* What is expected: Return the listing below exactly, with the pictures dropped.

====

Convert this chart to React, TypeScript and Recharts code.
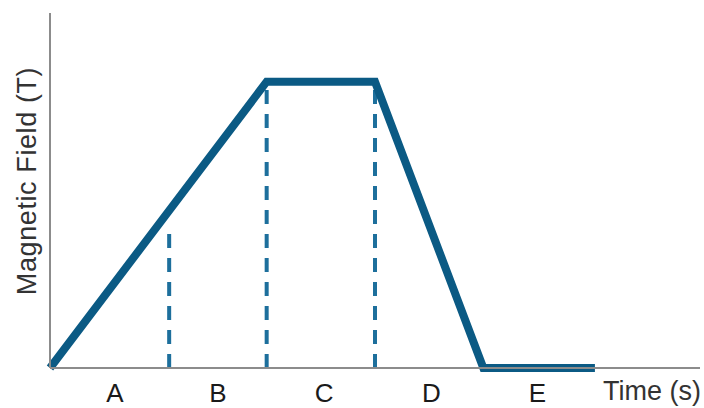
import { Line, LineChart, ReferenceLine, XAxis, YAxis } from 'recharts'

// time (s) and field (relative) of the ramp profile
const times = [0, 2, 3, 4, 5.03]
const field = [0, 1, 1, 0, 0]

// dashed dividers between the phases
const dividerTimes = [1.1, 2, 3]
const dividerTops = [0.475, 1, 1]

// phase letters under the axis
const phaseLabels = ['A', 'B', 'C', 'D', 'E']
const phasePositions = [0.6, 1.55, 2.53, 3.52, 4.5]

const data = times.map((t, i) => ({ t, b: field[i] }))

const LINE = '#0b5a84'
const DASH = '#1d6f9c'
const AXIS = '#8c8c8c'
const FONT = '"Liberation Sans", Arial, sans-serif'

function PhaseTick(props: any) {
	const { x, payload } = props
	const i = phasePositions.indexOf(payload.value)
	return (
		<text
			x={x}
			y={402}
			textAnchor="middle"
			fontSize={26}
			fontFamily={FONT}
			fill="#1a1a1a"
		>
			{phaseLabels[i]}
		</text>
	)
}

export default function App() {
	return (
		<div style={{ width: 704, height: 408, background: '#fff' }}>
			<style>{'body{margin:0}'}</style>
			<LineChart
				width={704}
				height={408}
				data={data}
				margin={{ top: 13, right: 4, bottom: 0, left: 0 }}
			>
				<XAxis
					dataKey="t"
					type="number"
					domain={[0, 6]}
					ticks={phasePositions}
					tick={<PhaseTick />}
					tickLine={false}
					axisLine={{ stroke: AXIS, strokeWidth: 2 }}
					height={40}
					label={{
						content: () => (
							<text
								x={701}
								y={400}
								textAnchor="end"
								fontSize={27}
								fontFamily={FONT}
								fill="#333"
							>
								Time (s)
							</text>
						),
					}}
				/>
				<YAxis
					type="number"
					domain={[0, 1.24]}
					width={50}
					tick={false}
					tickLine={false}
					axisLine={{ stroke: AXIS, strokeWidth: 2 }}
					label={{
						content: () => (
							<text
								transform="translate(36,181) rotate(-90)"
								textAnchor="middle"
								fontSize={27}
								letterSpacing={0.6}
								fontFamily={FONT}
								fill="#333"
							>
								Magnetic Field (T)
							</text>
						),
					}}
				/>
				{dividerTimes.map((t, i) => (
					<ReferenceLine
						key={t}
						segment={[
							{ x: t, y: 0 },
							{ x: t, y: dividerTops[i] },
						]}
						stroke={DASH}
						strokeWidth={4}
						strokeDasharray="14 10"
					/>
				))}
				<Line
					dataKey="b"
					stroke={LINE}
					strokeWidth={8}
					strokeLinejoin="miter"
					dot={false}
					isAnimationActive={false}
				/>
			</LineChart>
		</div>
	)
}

====

* Exercise output:
Convert this chart to React, TypeScript and Recharts code.
import { Line, LineChart, ReferenceLine, XAxis, YAxis } from 'recharts'

// time (s) and field (relative) of the ramp profile
const times = [0, 2, 3, 4, 5.03]
const field = [0, 1, 1, 0, 0]

// dashed dividers between the phases
const dividerTimes = [1.1, 2, 3]
const dividerTops = [0.475, 1, 1]

// phase letters under the axis
const phaseLabels = ['A', 'B', 'C', 'D', 'E']
const phasePositions = [0.6, 1.55, 2.53, 3.52, 4.5]

const data = times.map((t, i) => ({ t, b: field[i] }))

const LINE = '#0b5a84'
const DASH = '#1d6f9c'
const AXIS = '#8c8c8c'
const FONT = '"Liberation Sans", Arial, sans-serif'

function PhaseTick(props: any) {
	const { x, payload } = props
	const i = phasePositions.indexOf(payload.value)
	return (
		<text
			x={x}
			y={402}
			textAnchor="middle"
			fontSize={26}
			fontFamily={FONT}
			fill="#1a1a1a"
		>
			{phaseLabels[i]}
		</text>
	)
}

export default function App() {
	return (
		<div style={{ width: 704, height: 408, background: '#fff' }}>
			<style>{'body{margin:0}'}</style>
			<LineChart
				width={704}
				height={408}
				data={data}
				margin={{ top: 13, right: 4, bottom: 0, left: 0 }}
			>
				<XAxis
					dataKey="t"
					type="number"
					domain={[0, 6]}
					ticks={phasePositions}
					tick={<PhaseTick />}
					tickLine={false}
					axisLine={{ stroke: AXIS, strokeWidth: 2 }}
					height={40}
					label={{
						content: () => (
							<text
								x={701}
								y={400}
								textAnchor="end"
								fontSize={27}
								fontFamily={FONT}
								fill="#333"
							>
								Time (s)
							</text>
						),
					}}
				/>
				<YAxis
					type="number"
					domain={[0, 1.24]}
					width={50}
					tick={false}
					tickLine={false}
					axisLine={{ stroke: AXIS, strokeWidth: 2 }}
					label={{
						content: () => (
							<text
								transform="translate(36,181) rotate(-90)"
								textAnchor="middle"
								fontSize={27}
								letterSpacing={0.6}
								fontFamily={FONT}
								fill="#333"
							>
								Magnetic Field (T)
							</text>
						),
					}}
				/>
				{dividerTimes.map((t, i) => (
					<ReferenceLine
						key={t}
						segment={[
							{ x: t, y: 0 },
							{ x: t, y: dividerTops[i] },
						]}
						stroke={DASH}
						strokeWidth={4}
						strokeDasharray="14 10"
					/>
				))}
				<Line
					dataKey="b"
					stroke={LINE}
					strokeWidth={8}
					strokeLinejoin="miter"
					dot={false}
					isAnimationActive={false}
				/>
			</LineChart>
		</div>
	)
}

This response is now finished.